Entries with chart source code:
[start]

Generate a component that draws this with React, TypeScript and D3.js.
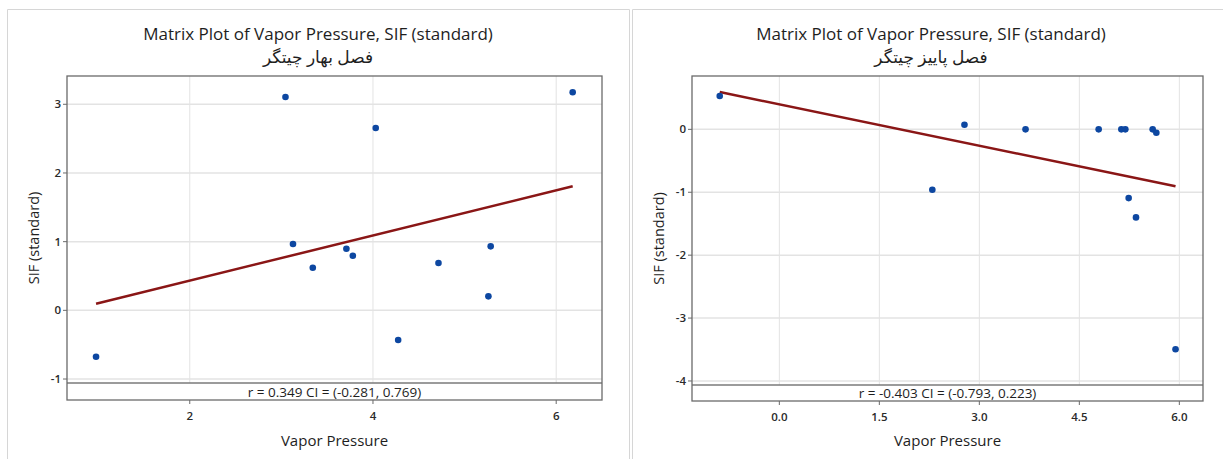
import React from "react";
import * as d3 from "d3";

// ---------- Data ----------
const springVapor = [3.045, 6.18, 4.03, 3.127, 3.71, 3.78, 5.285, 3.343, 4.715, 5.26, 4.275, 0.977];
const springSIF = [3.106, 3.175, 2.655, 0.965, 0.897, 0.795, 0.932, 0.62, 0.689, 0.204, -0.432, -0.675];
const springFit = { intercept: -0.224, slope: 0.3285 };
const springXTicks = [2, 4, 6];
const springYTicks = [-1, 0, 1, 2, 3];

const autumnVapor = [-0.894, 2.777, 2.295, 3.693, 4.79, 5.13, 5.19, 5.24, 5.35, 5.6, 5.655, 5.943];
const autumnSIF = [0.53, 0.073, -0.961, 0.0, 0.0, 0.0, 0.0, -1.093, -1.4, 0.0, -0.054, -3.496];
const autumnFit = { intercept: 0.397, slope: -0.219 };
const autumnXTicks = [0, 1.5, 3, 4.5, 6];
const autumnYTicks = [-4, -3, -2, -1, 0];

const mainTitle = "Matrix Plot of Vapor Pressure, SIF (standard)";
const springSubtitle = "فصل بهار چیتگر";
const autumnSubtitle = "فصل پاییز چیتگر";
const springStat = "r = 0.349  CI = (-0.281, 0.769)";
const autumnStat = "r = -0.403  CI = (-0.793, 0.223)";
const xLabel = "Vapor Pressure";
const yLabel = "SIF (standard)";

const FONT = "'Open Sans', 'DejaVu Sans', sans-serif";

type PanelProps = {
  titleCenter: number;
  plot: { left: number; right: number; top: number; sep: number; bottom: number };
  xDomain: [number, number];
  yDomain: [number, number];
  xs: number[];
  ys: number[];
  fit: { intercept: number; slope: number };
  xTicks: number[];
  yTicks: number[];
  xFmt: (v: number) => string;
  subtitle: string;
  stat: string;
};

function Panel(p: PanelProps) {
  const { plot } = p;
  const x = d3.scaleLinear().domain(p.xDomain).range([plot.left, plot.right]);
  const y = d3.scaleLinear().domain(p.yDomain).range([plot.sep, plot.top]);
  const xmin = d3.min(p.xs) as number;
  const xmax = d3.max(p.xs) as number;
  const fitPts: [number, number][] = [xmin, xmax].map((v) => [v, p.fit.intercept + p.fit.slope * v]);
  const line = d3
    .line<[number, number]>()
    .x((d) => x(d[0]))
    .y((d) => y(d[1]));
  const cx = (plot.left + plot.right) / 2;
  const cy = (plot.top + plot.bottom) / 2;
  const tc = p.titleCenter;
  return (
    <g>
      <text x={tc} y={40} textAnchor="middle" fontFamily={FONT} fontSize={17} fontWeight={500} fill="#1e1e1e">
        {mainTitle}
      </text>
      <text x={tc} y={63} textAnchor="middle" fontFamily={FONT} fontSize={17} fill="#1e1e1e" direction="rtl">
        {p.subtitle}
      </text>
      {/* grid */}
      {p.xTicks.map((t) => (
        <line key={"gx" + t} x1={x(t)} x2={x(t)} y1={plot.top} y2={plot.bottom} stroke="#e3e3e3" strokeWidth={1} />
      ))}
      {p.yTicks.map((t) => (
        <line key={"gy" + t} x1={plot.left} x2={plot.right} y1={y(t)} y2={y(t)} stroke="#e3e3e3" strokeWidth={1.5} />
      ))}
      {/* separator & stat box */}
      <rect x={plot.left} y={plot.sep} width={plot.right - plot.left} height={plot.bottom - plot.sep} fill="#fff" />
      <line x1={plot.left} x2={plot.right} y1={plot.sep} y2={plot.sep} stroke="#7a7a7a" strokeWidth={1.5} />
      <text x={cx} y={plot.bottom - 3} textAnchor="middle" fontFamily={FONT} fontSize={13.5} fill="#1e1e1e">
        {p.stat}
      </text>
      {/* fit line */}
      <path d={line(fitPts) || ""} fill="none" stroke="#8a1616" strokeWidth={2.5} />
      {/* points */}
      {p.xs.map((v, i) => (
        <circle key={"p" + i} cx={x(v)} cy={y(p.ys[i])} r={3.3} fill="#0d47a1" />
      ))}
      {/* frame */}
      <rect
        x={plot.left}
        y={plot.top}
        width={plot.right - plot.left}
        height={plot.bottom - plot.top}
        fill="none"
        stroke="#6a6a6a"
        strokeWidth={1.3}
      />
      {/* y ticks */}
      {p.yTicks.map((t) => (
        <g key={"ty" + t}>
          <line x1={plot.left - 4} x2={plot.left} y1={y(t)} y2={y(t)} stroke="#6a6a6a" strokeWidth={1} />
          <text x={plot.left - 6} y={y(t) + 4} textAnchor="end" fontFamily={FONT} fontSize={11.5} fontWeight={600} fill="#2a2a2a">
            {t}
          </text>
        </g>
      ))}
      {/* x ticks */}
      {p.xTicks.map((t) => (
        <g key={"tx" + t}>
          <line x1={x(t)} x2={x(t)} y1={plot.bottom} y2={plot.bottom + 4} stroke="#6a6a6a" strokeWidth={1} />
          <text x={x(t)} y={plot.bottom + 20} textAnchor="middle" fontFamily={FONT} fontSize={11.5} fontWeight={600} fill="#2a2a2a">
            {p.xFmt(t)}
          </text>
        </g>
      ))}
      <text x={cx} y={446} textAnchor="middle" fontFamily={FONT} fontSize={15} fill="#1e1e1e">
        {xLabel}
      </text>
      <text
        transform={`translate(${plot.left - 28},${cy}) rotate(-90)`}
        textAnchor="middle"
        fontFamily={FONT}
        fontSize={14.5}
        fontWeight={500}
        fill="#1e1e1e"
      >
        {yLabel}
      </text>
    </g>
  );
}

export default function App() {
  return (
    <svg
      width={1223}
      height={459}
      style={{ position: "absolute", left: 0, top: 0, background: "#fff" }}
    >
      <rect x={0} y={0} width={1223} height={459} fill="#fff" />
      {/* panel borders */}
      <path d="M7.5,459 V9.5 H629.5 V459" fill="none" stroke="#d6d6d6" strokeWidth={1} />
      <path d="M632.5,459 V9.5 H1223" fill="none" stroke="#d6d6d6" strokeWidth={1} />
      <Panel
        titleCenter={318}
        plot={{ left: 67, right: 602, top: 76, sep: 383, bottom: 400 }}
        xDomain={[0.66, 6.5]}
        yDomain={[-1.058, 3.412]}
        xs={springVapor}
        ys={springSIF}
        fit={springFit}
        xTicks={springXTicks}
        yTicks={springYTicks}
        xFmt={(v) => d3.format("d")(v)}
        subtitle={springSubtitle}
        stat={springStat}
      />
      <Panel
        titleCenter={931}
        plot={{ left: 692, right: 1203, top: 76, sep: 385, bottom: 401 }}
        xDomain={[-1.31, 6.355]}
        yDomain={[-4.064, 0.848]}
        xs={autumnVapor}
        ys={autumnSIF}
        fit={autumnFit}
        xTicks={autumnXTicks}
        yTicks={autumnYTicks}
        xFmt={(v) => d3.format(".1f")(v)}
        subtitle={autumnSubtitle}
        stat={autumnStat}
      />
    </svg>
  );
}
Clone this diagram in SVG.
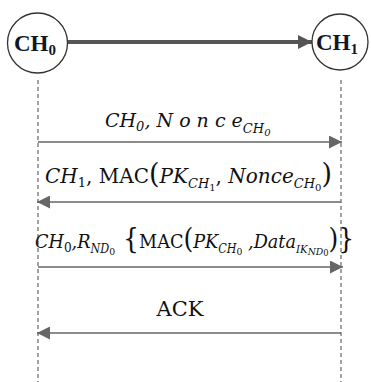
<svg xmlns="http://www.w3.org/2000/svg" width="371" height="382" viewBox="0 0 371 382">
  <style>
    .node { fill: #ffffff; stroke: #333333; stroke-width: 1.3; }
    .nlabel { font-family: "Liberation Serif", "Times New Roman", serif; font-weight: bold; font-size: 23px; fill: #101828; }
    .life { stroke: #666666; stroke-width: 1.2; stroke-dasharray: 4 3; fill: none; }
    .msg { stroke: #666666; stroke-width: 1.6; fill: none; }
    .link { stroke: #555555; stroke-width: 4; fill: none; }
    .lbl { font-family: "DejaVu Serif", serif; fill: #111111; }
    .it { font-style: italic; }
  </style>
  <defs>
    <marker id="head" viewBox="0 0 10 10" refX="10" refY="5" markerUnits="userSpaceOnUse" markerWidth="15" markerHeight="13" orient="auto">
      <path d="M0,0 L10,5 L0,10 z" fill="#666666"/>
    </marker>
    <marker id="headBig" viewBox="0 0 10 10" refX="10" refY="5" markerUnits="userSpaceOnUse" markerWidth="14" markerHeight="14" orient="auto">
      <path d="M0,0 L10,5 L0,10 z" fill="#555555"/>
    </marker>
  </defs>

  <!-- lifelines and messages -->
  <g id="connectors">
    <line class="link" x1="68" y1="42" x2="312" y2="42" marker-end="url(#headBig)"/>
    <line class="life" x1="38" y1="80" x2="38" y2="382"/>
    <line class="life" x1="341" y1="80" x2="341" y2="382"/>
    <line class="msg" x1="38" y1="142" x2="342" y2="142" marker-end="url(#head)"/>
    <line class="msg" x1="341" y1="202" x2="37" y2="202" marker-end="url(#head)"/>
    <line class="msg" x1="38" y1="267" x2="343" y2="267" marker-end="url(#head)"/>
    <line class="msg" x1="341" y1="333" x2="37" y2="333" marker-end="url(#head)"/>
  </g>

  <g id="node-ch0">
    <circle class="node" cx="37.5" cy="43" r="30"/>
    <text class="nlabel" x="14" y="51">CH<tspan style="font-size:15px" dy="4">0</tspan></text>
  </g>
  <g id="node-ch1">
    <circle class="node" cx="340" cy="42" r="28"/>
    <text class="nlabel" x="316" y="50">CH<tspan style="font-size:15px" dy="4">1</tspan></text>
  </g>

  <g id="msg1">
    <text class="lbl it" x="105" y="127" style="font-size:19px">CH<tspan style="font-size:13px" dy="4">0</tspan><tspan dy="-4">, N o n c e</tspan><tspan style="font-size:13px" dy="6">CH</tspan><tspan style="font-size:10px" dy="3">0</tspan></text>
  </g>
  <g id="msg2">
    <text class="lbl" x="45" y="183" style="font-size:20px"><tspan class="it">CH</tspan><tspan style="font-size:13px" dy="4">1</tspan><tspan dy="-4">, MAC</tspan><tspan style="font-size:27px">(</tspan><tspan class="it">PK</tspan><tspan class="it" style="font-size:13px" dy="5">CH</tspan><tspan style="font-size:10px" dy="3">1</tspan><tspan dy="-8">, </tspan><tspan class="it">Nonce</tspan><tspan class="it" style="font-size:13px" dy="5">CH</tspan><tspan style="font-size:10px" dy="3">0</tspan><tspan style="font-size:27px" dy="-8">)</tspan></text>
  </g>
  <g id="msg3" transform="translate(35 0) scale(0.93 1) translate(-35 0)">
    <text class="lbl" x="35" y="248" style="font-size:19px"><tspan class="it">CH</tspan><tspan style="font-size:13px" dy="4">0</tspan><tspan class="it" dy="-4">,R</tspan><tspan class="it" style="font-size:12px" dy="5">ND</tspan><tspan style="font-size:10px" dy="2">0</tspan><tspan style="font-size:27px" dy="-7"> {</tspan><tspan>MAC</tspan><tspan style="font-size:27px">(</tspan><tspan class="it">PK</tspan><tspan class="it" style="font-size:12px" dy="5">CH</tspan><tspan style="font-size:10px" dy="2">0</tspan><tspan class="it" dy="-7"> ,Data</tspan><tspan class="it" style="font-size:11px" dy="5">IK</tspan><tspan class="it" style="font-size:10px" dy="2">ND</tspan><tspan style="font-size:9px" dy="1">0</tspan><tspan style="font-size:27px" dy="-8">)}</tspan></text>
  </g>
  <g id="msg4">
    <text class="lbl" x="180" y="316" text-anchor="middle" style="font-size:21px">ACK</text>
  </g>
</svg>
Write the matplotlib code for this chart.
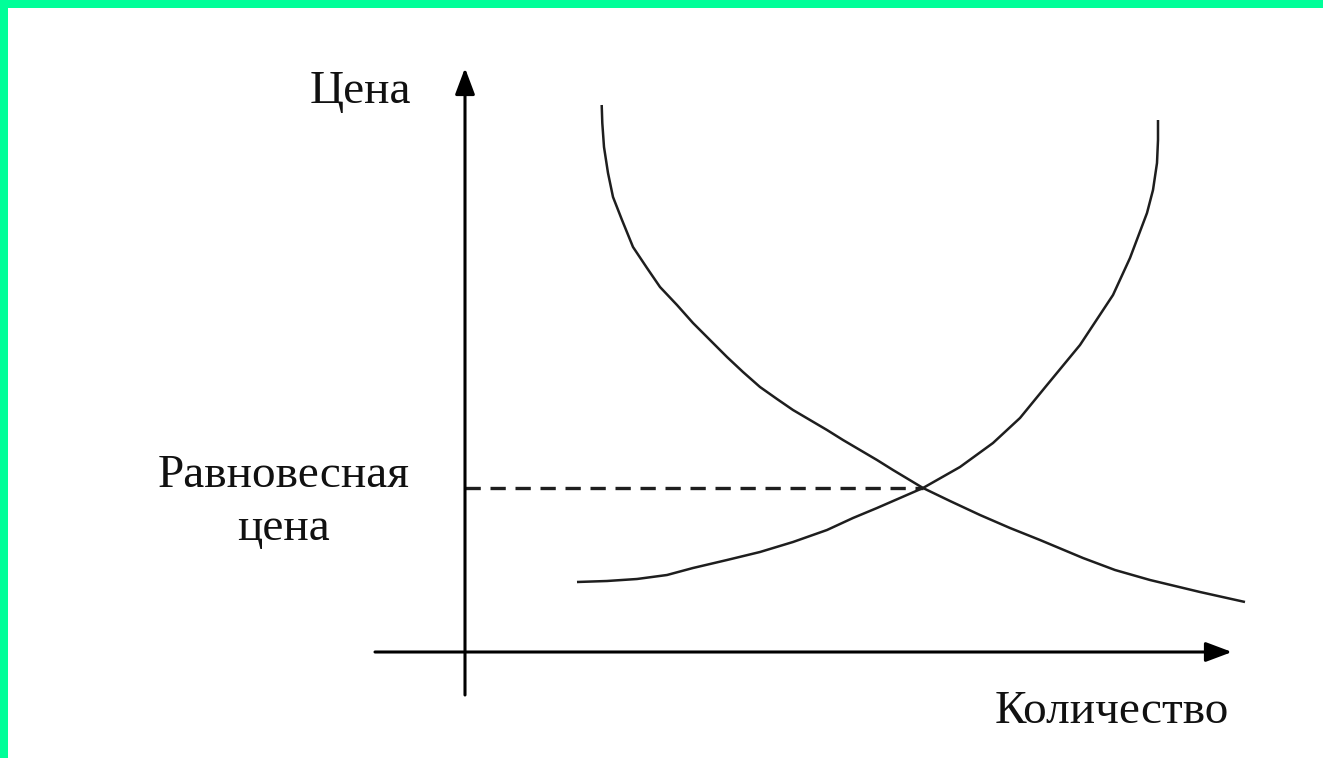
# Равновесная цена: кривые спроса и предложения

from matplotlib import pyplot as plt
from matplotlib.patches import Rectangle

plt.rcParams['lines.scale_dashes'] = False

# Кривая спроса (количество, цена)
demand_q = [13.67, 13.73, 13.9, 14.3, 14.8, 15.7, 16.8, 18.2, 19.5, 21.2, 22.8,
            24.5, 26.2, 27.8, 29.5, 31.2, 32.8, 34.5, 36.2, 37.8, 39.5, 41.2,
            42.8, 44.3, 45.8, 48.5, 51.5, 54.5, 57.5, 61.8, 65.0, 68.5, 73.5, 78.0]
demand_p = [54.7, 52.9, 50.5, 47.9, 45.5, 43.2, 40.5, 38.4, 36.5, 34.7, 32.9,
            31.2, 29.5, 28.0, 26.5, 25.3, 24.2, 23.2, 22.2, 21.2, 20.2, 19.2,
            18.2, 17.3, 16.4, 15.1, 13.7, 12.4, 11.2, 9.4, 8.2, 7.2, 6.0, 5.0]

# Кривая предложения
supply_q = [11.2, 14.2, 17.2, 20.2, 22.8, 26.2, 29.5, 32.8, 36.2, 38.8, 41.2,
            43.5, 45.8, 49.5, 52.8, 55.5, 58.2, 61.5, 64.8, 66.5, 68.2, 68.8,
            69.2, 69.3, 69.3]
supply_p = [7.0, 7.1, 7.3, 7.7, 8.4, 9.2, 10.0, 11.0, 12.2, 13.4, 14.4,
            15.4, 16.4, 18.5, 20.9, 23.4, 26.7, 30.7, 35.7, 39.4, 43.9, 46.2,
            48.9, 51.2, 53.2]

# Точка равновесия
eq_q = 45.8
eq_p = 16.4

# Концы осей
x_axis = (-9.0, 76.7)
y_axis = (-4.3, 58.4)

fig = plt.figure(figsize=(13.23, 7.58), dpi=100)
fig.patch.set_facecolor('white')
ax = fig.add_axes([0, 0, 1, 1])
ax.set_xlim(-46.5, 85.8)
ax.set_ylim(-10.6, 65.2)
ax.axis('off')

# зелёная рамка сверху и слева
fig.patches.append(Rectangle((0, 1 - 8 / 758), 1, 8 / 758, transform=fig.transFigure,
                             facecolor='#00FF99', edgecolor='none', zorder=10))
fig.patches.append(Rectangle((0, 0), 8 / 1323, 1, transform=fig.transFigure,
                             facecolor='#00FF99', edgecolor='none', zorder=10))

arrow = dict(arrowstyle='-|>,head_length=0.8,head_width=0.3', lw=2.2, color='black',
             mutation_scale=20, shrinkA=0, shrinkB=0)
ax.annotate('', xy=(0, y_axis[1]), xytext=(0, y_axis[0]), arrowprops=arrow)
ax.annotate('', xy=(x_axis[1], 0), xytext=(x_axis[0], 0), arrowprops=arrow)

ax.plot(demand_q, demand_p, color='#1e1e1e', lw=1.8, solid_capstyle='butt',
        solid_joinstyle='round')
ax.plot(supply_q, supply_p, color='#1e1e1e', lw=1.8, solid_capstyle='butt',
        solid_joinstyle='round')
ax.plot([0, eq_q], [eq_p, eq_p], color='#1e1e1e', lw=2.4, dashes=(11, 7))

font = dict(family='Liberation Serif', fontsize=34, color='#111111')
ax.text(-10.5, 54.9, 'Цена', ha='center', va='baseline', **font)
ax.text(-18.1, 16.5, 'Равновесная', ha='center', va='baseline', **font)
ax.text(-18.1, 11.2, 'цена', ha='center', va='baseline', **font)
ax.text(64.7, -7.1, 'Количество', ha='center', va='baseline', **font)

fig.savefig('out.png', dpi=100)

[end]

REQUIREMENTS » Between the line with "Write the matplotlib code for this chart." and the line with "y_axis = (-4.3, 58.4)", ends included, lies the span to copy exactly; copy nothing else and leave out the pictures.

CORRECT OUTPUT »
Write the matplotlib code for this chart.
# Равновесная цена: кривые спроса и предложения

from matplotlib import pyplot as plt
from matplotlib.patches import Rectangle

plt.rcParams['lines.scale_dashes'] = False

# Кривая спроса (количество, цена)
demand_q = [13.67, 13.73, 13.9, 14.3, 14.8, 15.7, 16.8, 18.2, 19.5, 21.2, 22.8,
            24.5, 26.2, 27.8, 29.5, 31.2, 32.8, 34.5, 36.2, 37.8, 39.5, 41.2,
            42.8, 44.3, 45.8, 48.5, 51.5, 54.5, 57.5, 61.8, 65.0, 68.5, 73.5, 78.0]
demand_p = [54.7, 52.9, 50.5, 47.9, 45.5, 43.2, 40.5, 38.4, 36.5, 34.7, 32.9,
            31.2, 29.5, 28.0, 26.5, 25.3, 24.2, 23.2, 22.2, 21.2, 20.2, 19.2,
            18.2, 17.3, 16.4, 15.1, 13.7, 12.4, 11.2, 9.4, 8.2, 7.2, 6.0, 5.0]

# Кривая предложения
supply_q = [11.2, 14.2, 17.2, 20.2, 22.8, 26.2, 29.5, 32.8, 36.2, 38.8, 41.2,
            43.5, 45.8, 49.5, 52.8, 55.5, 58.2, 61.5, 64.8, 66.5, 68.2, 68.8,
            69.2, 69.3, 69.3]
supply_p = [7.0, 7.1, 7.3, 7.7, 8.4, 9.2, 10.0, 11.0, 12.2, 13.4, 14.4,
            15.4, 16.4, 18.5, 20.9, 23.4, 26.7, 30.7, 35.7, 39.4, 43.9, 46.2,
            48.9, 51.2, 53.2]

# Точка равновесия
eq_q = 45.8
eq_p = 16.4

# Концы осей
x_axis = (-9.0, 76.7)
y_axis = (-4.3, 58.4)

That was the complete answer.